NEW YORK (TheStreet) -- In January on TheStreet, I cautioned that, although natural gas prices were soaring, we were heading for "a price drop for natural gas when the demand cools down as the weather gets warmer."
And now it's happening.
United States Natural Gas ETF (UNG), the main exchange-traded fund for natural gas, is down more than 5% for the last week. Southwestern Energy (SWN), a major player in the natural gas sector, is off nearly 4% for the last week due to a downgrade from Goldman Sachs. Also down 2.5% for the week with a large short float is natural gas firm Chesapeake Energy (CHK).

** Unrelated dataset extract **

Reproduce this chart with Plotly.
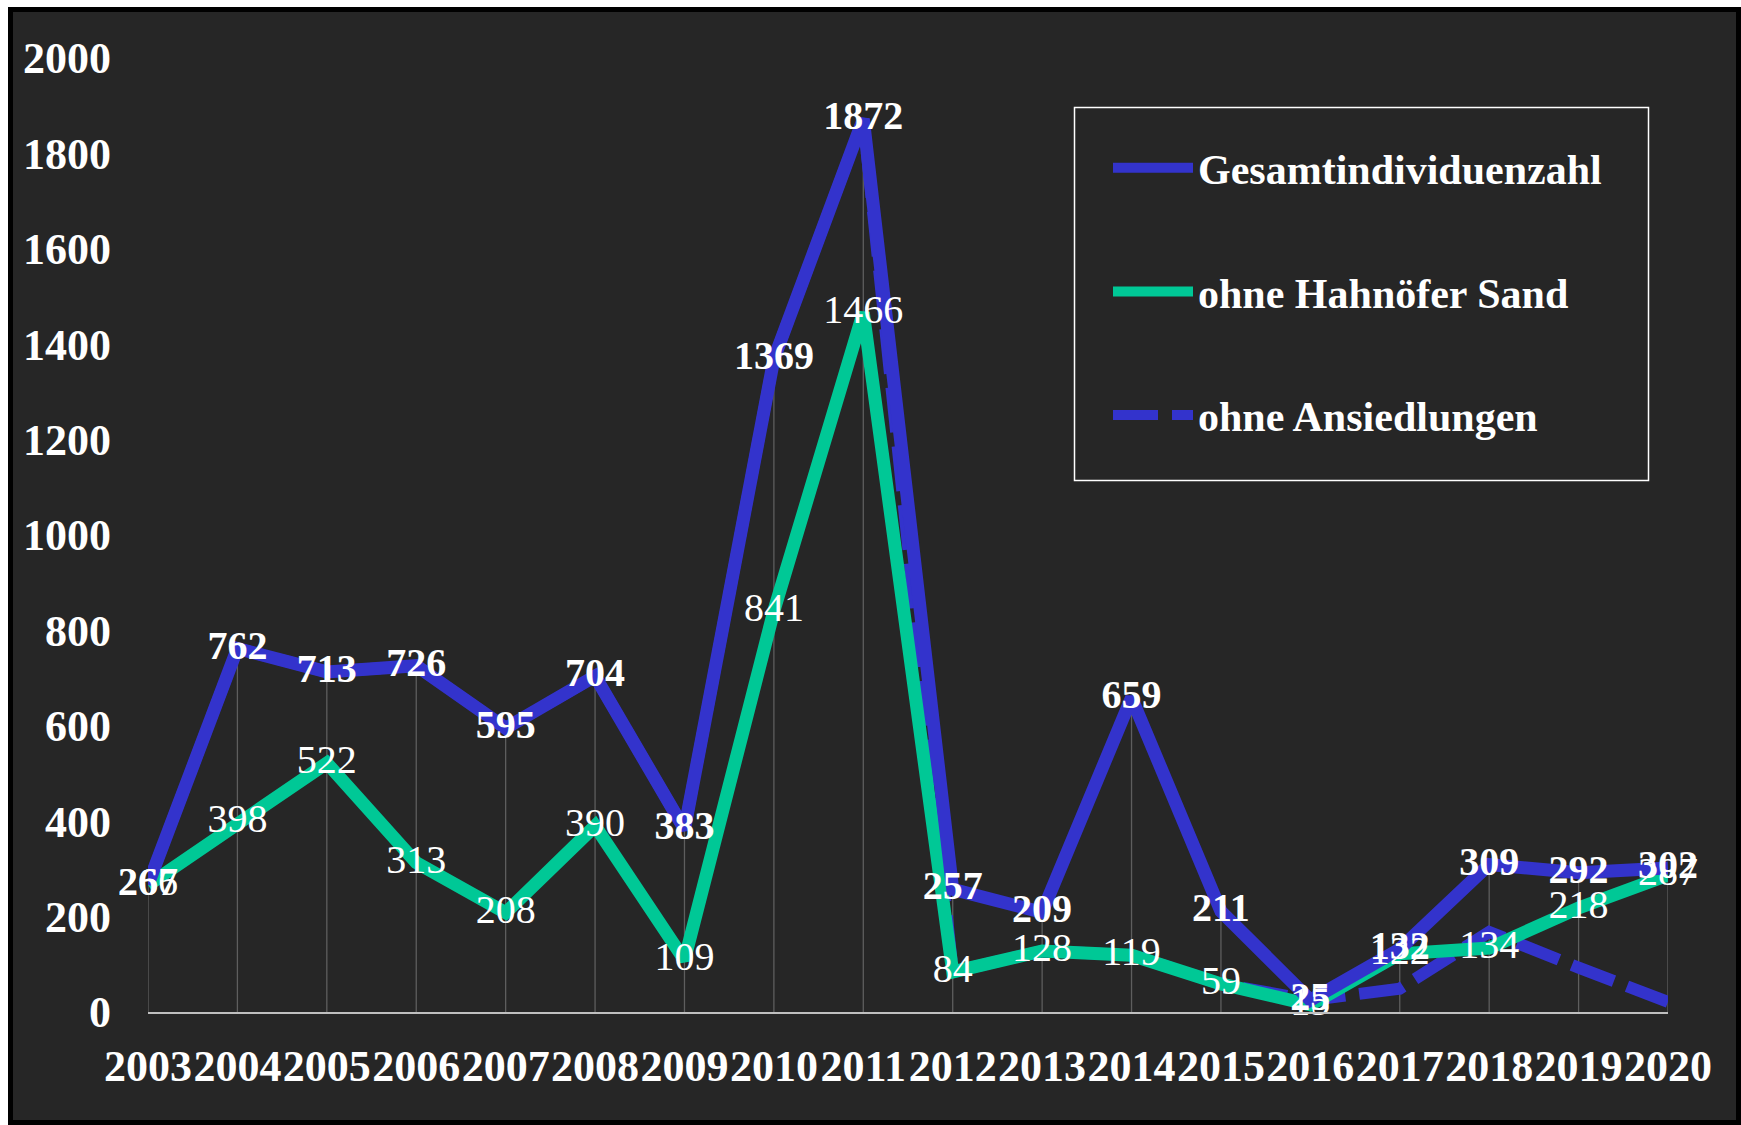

There are four reasons why investors should expect securities in the natural gas sector to fall even more.
1. Supply and Demand
In my January article, I said that natural gas prices would rise in the short term due to cold weather in the U.S. That certainly did transpire. United States Natural Gas is up more than 19% for 2014. Much of that rise was from speculators following the "hot money."
From that high, it is inevitable that the price of natural gas will decline. Why? The four-year run-up was not based on the economic fundamentals of supply-and-demand that are needed to sustain an increase.

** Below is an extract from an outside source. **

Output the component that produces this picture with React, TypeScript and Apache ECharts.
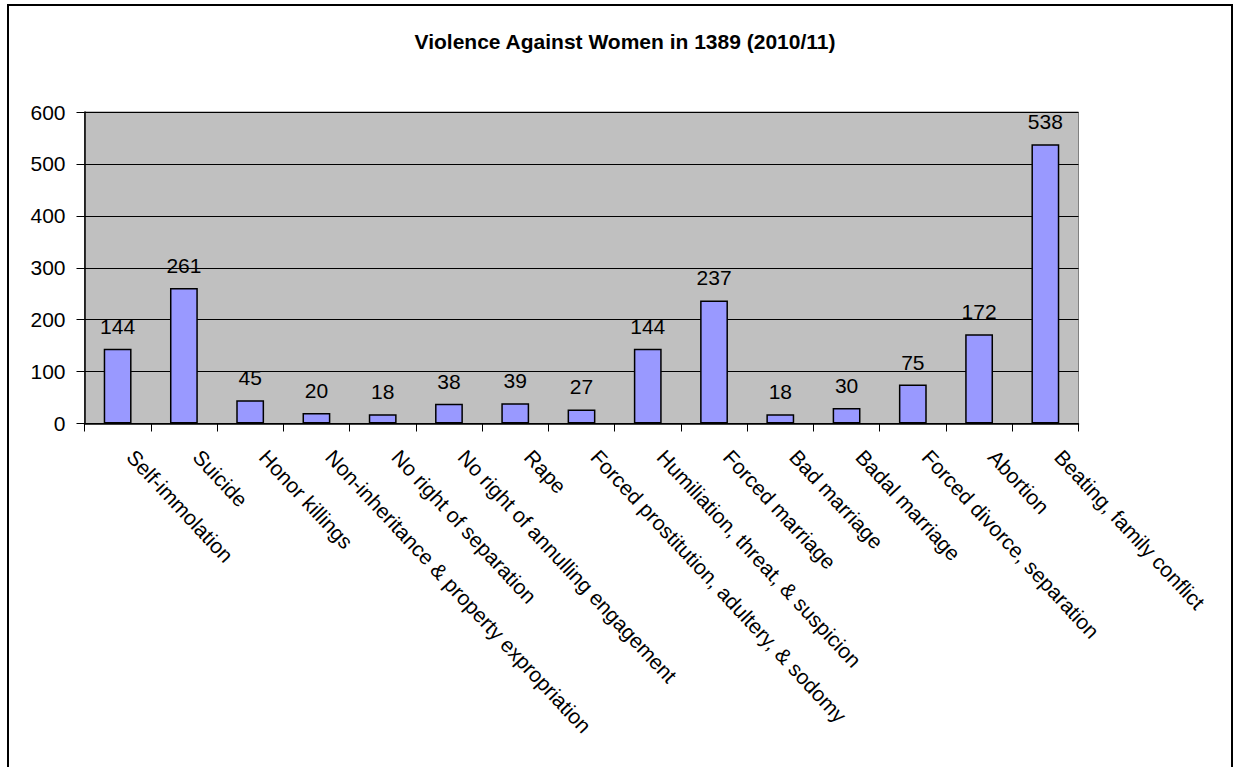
import React, { useEffect, useRef } from "react";
import * as echarts from "echarts";

const titleText = "Violence Against Women in 1389 (2010/11)";
const categories = [
  "Self-immolation",
  "Suicide",
  "Honor killings",
  "Non-inheritance & property expropriation",
  "No right of separation",
  "No right of annulling engagement",
  "Rape",
  "Forced prostitution, adultery, & sodomy",
  "Humiliation, threat, & suspicion",
  "Forced marriage",
  "Bad marriage",
  "Badal marriage",
  "Forced divorce, separation",
  "Abortion",
  "Beating, family conflict",
];
const values = [144, 261, 45, 20, 18, 38, 39, 27, 144, 237, 18, 30, 75, 172, 538];
const yMin = 0;
const yMax = 600;
const yStep = 100;

const FONT = "'Liberation Sans', Arial, sans-serif";

export default function App() {
  const ref = useRef<HTMLDivElement>(null);
  useEffect(() => {
    if (!ref.current) return;
    const chart = echarts.init(ref.current, undefined, { renderer: "svg" });
    chart.setOption({
      animation: false,
      backgroundColor: "#ffffff",
      title: {
        text: titleText,
        left: 620,
        textAlign: "center",
        top: 26,
        textStyle: { fontFamily: FONT, fontSize: 21, fontWeight: "bold", color: "#000" },
      },
      graphic: [
        {
          type: "rect",
          shape: { x: 8, y: 5, width: 1224, height: 800 },
          style: { fill: "none", stroke: "#000", lineWidth: 2 },
          silent: true,
        },
      ],
      grid: {
        left: 84.5,
        top: 112,
        right: 1236 - 1078.5,
        bottom: 767 - 423.5,
        show: true,
        backgroundColor: "#C0C0C0",
        borderColor: "#808080",
        borderWidth: 1,
      },
      xAxis: {
        type: "category",
        data: categories,
        boundaryGap: true,
        axisLine: { show: true, lineStyle: { color: "#000", width: 1.5 } },
        axisTick: { show: true, inside: false, length: 8, lineStyle: { color: "#000", width: 1 } },
        axisLabel: {
          interval: 0,
          rotate: -47,
          margin: 31,
          verticalAlign: "bottom",
          padding: [0, 0, 0, 8],
          fontFamily: FONT,
          fontSize: 21,
          color: "#000",
        },
        splitLine: { show: false },
      },
      yAxis: {
        type: "value",
        min: yMin,
        max: yMax,
        interval: yStep,
        axisLine: { show: true, lineStyle: { color: "#000", width: 1.5 } },
        axisTick: { show: true, inside: false, length: 8, lineStyle: { color: "#000", width: 1 } },
        axisLabel: { margin: 19, fontFamily: FONT, fontSize: 21, color: "#000" },
        splitLine: { show: true, lineStyle: { color: "#000", width: 1 } },
      },
      series: [
        {
          type: "bar",
          data: values,
          barCategoryGap: "58%",
          itemStyle: { color: "#9999FF", borderColor: "#000", borderWidth: 1.5 },
          label: {
            show: true,
            position: "top",
            distance: 12,
            fontFamily: FONT,
            fontSize: 21,
            color: "#000",
          },
        },
      ],
    });
    return () => chart.dispose();
  }, []);
  return (
    <div
      ref={ref}
      style={{ position: "fixed", left: 0, top: 0, width: 1236, height: 767 }}
    />
  );
}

2. Substituting Coal and Alternative Energy for Natural Gas
The economic principle of substitution is also forcing natural gas prices lower.
Due to the four-year peak that natural gas prices hit as a result of speculation and the cold weather, usage of coal for electric utilities in the United States surged. According to data from the U.S. Energy Administration, if natural gas prices remain high, coal's percentage of power production will rise even more. And natural gas will drop in use at American power plants.
It is not just coal, either: natural gas also makes alternative energy power much more economically viable, too.